Broader research perspective unveils more about changing life opportunities in urban fisheries

News: Mar 28, 2018

As cities grow, the traditional lifestyle for small-scale fishing can be threatened, while at the same time cities create development opportunities. Using a wider analytical perspective, researchers can disclose a more diverse picture of development opportunities, threats, and conflicts for small scale fisheries than researches commonly do. This is shown a new dissertation from Gothenburg University.

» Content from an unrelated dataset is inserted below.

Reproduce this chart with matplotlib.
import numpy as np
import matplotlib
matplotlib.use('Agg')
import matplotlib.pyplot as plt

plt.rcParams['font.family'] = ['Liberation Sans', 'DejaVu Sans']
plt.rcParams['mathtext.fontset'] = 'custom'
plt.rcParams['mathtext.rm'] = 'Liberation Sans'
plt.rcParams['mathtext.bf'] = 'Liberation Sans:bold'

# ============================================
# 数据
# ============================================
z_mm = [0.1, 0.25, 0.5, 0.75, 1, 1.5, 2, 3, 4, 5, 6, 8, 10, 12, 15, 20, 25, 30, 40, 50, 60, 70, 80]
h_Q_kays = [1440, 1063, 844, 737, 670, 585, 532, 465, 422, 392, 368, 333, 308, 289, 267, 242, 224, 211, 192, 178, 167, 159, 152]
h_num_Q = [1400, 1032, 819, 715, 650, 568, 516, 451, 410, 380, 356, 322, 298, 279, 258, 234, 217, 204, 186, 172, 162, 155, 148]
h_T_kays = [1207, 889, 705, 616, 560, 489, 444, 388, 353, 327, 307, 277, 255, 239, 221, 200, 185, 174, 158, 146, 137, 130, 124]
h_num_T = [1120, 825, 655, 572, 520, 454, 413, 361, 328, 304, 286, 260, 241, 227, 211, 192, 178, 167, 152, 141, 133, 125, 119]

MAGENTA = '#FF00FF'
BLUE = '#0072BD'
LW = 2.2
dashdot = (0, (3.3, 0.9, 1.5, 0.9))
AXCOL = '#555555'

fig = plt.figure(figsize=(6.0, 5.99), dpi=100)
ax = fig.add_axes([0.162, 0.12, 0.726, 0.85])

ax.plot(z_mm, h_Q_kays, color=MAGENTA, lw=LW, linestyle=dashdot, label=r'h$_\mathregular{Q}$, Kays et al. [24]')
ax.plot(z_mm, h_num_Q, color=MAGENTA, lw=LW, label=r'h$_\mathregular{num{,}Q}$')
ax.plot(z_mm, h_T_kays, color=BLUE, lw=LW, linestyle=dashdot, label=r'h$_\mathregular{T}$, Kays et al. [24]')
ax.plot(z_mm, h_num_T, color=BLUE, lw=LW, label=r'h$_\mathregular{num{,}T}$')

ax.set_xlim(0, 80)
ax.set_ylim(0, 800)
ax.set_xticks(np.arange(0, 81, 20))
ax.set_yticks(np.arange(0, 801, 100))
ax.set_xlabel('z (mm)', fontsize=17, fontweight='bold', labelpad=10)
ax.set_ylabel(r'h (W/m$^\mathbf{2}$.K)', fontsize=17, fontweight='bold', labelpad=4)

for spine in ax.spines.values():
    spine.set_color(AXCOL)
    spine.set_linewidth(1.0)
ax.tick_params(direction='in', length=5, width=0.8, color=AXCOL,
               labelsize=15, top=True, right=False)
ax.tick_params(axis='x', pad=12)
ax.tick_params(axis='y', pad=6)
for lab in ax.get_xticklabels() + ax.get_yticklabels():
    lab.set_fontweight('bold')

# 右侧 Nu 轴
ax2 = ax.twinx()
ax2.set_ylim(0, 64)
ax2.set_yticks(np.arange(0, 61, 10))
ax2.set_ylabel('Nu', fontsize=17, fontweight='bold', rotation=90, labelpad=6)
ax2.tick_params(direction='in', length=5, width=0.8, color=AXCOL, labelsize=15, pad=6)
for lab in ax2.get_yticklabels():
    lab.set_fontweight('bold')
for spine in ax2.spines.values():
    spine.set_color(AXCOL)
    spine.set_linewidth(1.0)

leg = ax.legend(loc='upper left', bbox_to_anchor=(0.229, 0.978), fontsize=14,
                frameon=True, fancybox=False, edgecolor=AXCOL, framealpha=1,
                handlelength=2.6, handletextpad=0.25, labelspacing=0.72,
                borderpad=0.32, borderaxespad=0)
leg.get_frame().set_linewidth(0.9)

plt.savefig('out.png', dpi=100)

Studies of small-scale fisheries often focus narrowly on marine-based resources, and in rural areas. In her thesis, Alin Kadfak shifts the perspectives. She has been looking at fisheries in an urban area. And analytically she has focused on coastal spaces in a broad sense rather than marine-based resources solely. This has resulted in a comprehensive understanding of different transformation processes and how changing life opportunities plays out in an urban fisher’s community in the global south.
Photo of Alin Kadfak“Fisheries-related livelihoods require not only a sustainable fish yield and a well-defined fishing territory. It also depends on e.g. land-based resources like processing facilities, market, and transport infrastructure”, Alin Kadfak says.

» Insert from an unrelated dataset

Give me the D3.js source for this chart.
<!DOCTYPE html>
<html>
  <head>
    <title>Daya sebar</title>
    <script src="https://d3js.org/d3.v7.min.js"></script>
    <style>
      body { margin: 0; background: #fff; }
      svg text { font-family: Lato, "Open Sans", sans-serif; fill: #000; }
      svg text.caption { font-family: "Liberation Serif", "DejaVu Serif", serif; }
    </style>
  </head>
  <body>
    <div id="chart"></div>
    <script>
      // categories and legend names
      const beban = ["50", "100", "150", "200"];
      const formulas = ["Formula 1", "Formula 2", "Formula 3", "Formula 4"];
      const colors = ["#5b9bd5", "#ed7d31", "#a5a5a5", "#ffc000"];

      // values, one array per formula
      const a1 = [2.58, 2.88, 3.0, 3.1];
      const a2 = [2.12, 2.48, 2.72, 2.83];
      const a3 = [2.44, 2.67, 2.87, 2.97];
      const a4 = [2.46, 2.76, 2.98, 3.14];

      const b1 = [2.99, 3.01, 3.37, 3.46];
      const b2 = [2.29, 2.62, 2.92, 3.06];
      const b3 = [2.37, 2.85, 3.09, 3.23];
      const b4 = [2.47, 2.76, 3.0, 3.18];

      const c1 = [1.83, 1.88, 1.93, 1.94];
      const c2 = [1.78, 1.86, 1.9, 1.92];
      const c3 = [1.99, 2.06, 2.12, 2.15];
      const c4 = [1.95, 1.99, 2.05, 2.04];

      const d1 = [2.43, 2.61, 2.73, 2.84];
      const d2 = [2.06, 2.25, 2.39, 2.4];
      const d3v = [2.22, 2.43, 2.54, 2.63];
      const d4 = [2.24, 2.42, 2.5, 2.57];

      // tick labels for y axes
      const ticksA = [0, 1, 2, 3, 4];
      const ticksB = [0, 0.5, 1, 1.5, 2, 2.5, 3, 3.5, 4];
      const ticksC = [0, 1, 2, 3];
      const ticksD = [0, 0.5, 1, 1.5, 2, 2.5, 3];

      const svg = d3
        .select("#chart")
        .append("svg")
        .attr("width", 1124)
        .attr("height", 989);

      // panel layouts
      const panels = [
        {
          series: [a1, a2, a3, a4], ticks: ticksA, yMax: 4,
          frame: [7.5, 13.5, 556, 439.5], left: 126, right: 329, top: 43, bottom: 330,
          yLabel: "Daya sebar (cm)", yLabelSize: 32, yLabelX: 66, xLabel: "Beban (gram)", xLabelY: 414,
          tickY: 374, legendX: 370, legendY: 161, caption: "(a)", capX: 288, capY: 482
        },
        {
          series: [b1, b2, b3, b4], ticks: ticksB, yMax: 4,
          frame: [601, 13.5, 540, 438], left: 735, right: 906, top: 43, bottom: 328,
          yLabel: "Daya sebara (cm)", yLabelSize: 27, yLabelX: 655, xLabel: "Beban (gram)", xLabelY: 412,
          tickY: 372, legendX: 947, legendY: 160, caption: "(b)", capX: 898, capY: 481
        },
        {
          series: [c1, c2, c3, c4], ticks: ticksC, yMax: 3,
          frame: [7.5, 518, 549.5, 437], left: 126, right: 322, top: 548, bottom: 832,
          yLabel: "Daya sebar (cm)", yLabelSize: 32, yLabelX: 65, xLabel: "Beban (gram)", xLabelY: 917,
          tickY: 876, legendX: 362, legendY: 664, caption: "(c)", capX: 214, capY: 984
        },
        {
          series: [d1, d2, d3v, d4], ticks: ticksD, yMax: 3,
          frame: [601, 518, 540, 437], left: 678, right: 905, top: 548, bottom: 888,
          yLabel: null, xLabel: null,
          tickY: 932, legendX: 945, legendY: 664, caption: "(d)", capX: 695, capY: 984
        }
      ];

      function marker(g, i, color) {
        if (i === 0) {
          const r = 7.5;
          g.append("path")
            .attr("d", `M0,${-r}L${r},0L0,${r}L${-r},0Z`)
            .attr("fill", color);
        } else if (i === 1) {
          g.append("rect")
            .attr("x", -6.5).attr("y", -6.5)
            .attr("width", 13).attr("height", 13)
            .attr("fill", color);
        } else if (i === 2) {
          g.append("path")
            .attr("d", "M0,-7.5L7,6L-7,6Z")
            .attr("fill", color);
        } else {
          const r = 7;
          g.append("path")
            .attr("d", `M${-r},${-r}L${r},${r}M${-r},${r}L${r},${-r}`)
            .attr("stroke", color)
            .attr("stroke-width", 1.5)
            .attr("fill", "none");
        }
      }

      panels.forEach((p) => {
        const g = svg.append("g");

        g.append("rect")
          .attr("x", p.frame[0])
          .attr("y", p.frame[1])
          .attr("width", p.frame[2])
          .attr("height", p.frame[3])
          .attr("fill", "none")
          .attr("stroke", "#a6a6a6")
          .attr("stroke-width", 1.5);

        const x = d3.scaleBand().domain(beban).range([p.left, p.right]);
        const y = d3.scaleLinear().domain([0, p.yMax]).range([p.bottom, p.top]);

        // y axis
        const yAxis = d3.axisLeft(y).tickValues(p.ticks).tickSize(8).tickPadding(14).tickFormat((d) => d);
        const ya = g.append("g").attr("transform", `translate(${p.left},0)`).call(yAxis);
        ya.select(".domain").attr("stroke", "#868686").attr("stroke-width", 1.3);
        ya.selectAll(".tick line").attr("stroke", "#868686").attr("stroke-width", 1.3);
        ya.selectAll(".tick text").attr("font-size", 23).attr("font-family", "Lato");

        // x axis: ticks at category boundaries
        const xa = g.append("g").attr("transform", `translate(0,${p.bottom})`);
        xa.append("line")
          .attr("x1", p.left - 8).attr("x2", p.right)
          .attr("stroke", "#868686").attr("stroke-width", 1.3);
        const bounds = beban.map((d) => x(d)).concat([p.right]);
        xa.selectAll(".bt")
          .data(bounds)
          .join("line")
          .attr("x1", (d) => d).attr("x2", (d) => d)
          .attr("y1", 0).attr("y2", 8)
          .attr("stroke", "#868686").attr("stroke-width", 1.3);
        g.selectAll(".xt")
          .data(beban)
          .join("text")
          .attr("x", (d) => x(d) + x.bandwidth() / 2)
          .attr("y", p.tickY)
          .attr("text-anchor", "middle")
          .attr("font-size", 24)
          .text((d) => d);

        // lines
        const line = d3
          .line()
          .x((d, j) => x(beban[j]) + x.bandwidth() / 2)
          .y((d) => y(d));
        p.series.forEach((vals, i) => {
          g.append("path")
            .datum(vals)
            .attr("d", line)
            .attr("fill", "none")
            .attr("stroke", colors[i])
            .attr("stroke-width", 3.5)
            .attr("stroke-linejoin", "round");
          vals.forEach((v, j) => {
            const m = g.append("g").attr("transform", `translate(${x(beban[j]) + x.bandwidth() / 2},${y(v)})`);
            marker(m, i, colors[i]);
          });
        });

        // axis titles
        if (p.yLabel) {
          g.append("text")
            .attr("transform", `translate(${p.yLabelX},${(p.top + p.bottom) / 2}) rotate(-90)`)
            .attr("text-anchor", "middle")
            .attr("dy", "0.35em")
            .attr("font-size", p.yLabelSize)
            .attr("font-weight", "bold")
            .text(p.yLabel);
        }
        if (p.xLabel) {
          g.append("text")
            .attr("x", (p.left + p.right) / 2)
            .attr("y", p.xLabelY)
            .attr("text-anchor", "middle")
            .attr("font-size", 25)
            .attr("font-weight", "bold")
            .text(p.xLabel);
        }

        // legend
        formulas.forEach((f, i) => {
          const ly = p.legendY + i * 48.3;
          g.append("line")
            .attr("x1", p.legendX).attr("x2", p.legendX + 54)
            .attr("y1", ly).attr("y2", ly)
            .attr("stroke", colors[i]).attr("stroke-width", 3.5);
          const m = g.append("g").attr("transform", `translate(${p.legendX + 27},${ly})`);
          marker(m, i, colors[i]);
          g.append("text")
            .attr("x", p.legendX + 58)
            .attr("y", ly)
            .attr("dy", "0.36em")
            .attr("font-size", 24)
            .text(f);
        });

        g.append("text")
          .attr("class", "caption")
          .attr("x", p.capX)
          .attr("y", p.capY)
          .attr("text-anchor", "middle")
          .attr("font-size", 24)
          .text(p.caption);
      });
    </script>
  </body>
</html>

For her study in environmental social science Alin Kadfak has spent eight months of field work in Tota-Bengre, a small fisher’s village close to the middle-size but fast-growing city Mangaluru in South-West India. With her shifted analytical focus, she found among other things that the growing neighbouring city both threatens the fishermen’s traditional way of life and provides opportunities for development.
“For instance, many of the fishermen today have shares in large-scale fisher boats”, she says. “And the closeness to the city also brings job opportunities ashore”.

On the other hand, claims of land that stems from the growing city and the development of more large-scale fisheries, also means that traditional fish dryers loose out.
“They have less land for their business and the construction of a new harbour means obstacles for them in their contact with the dry fisheries area”, Alin Kadfak says.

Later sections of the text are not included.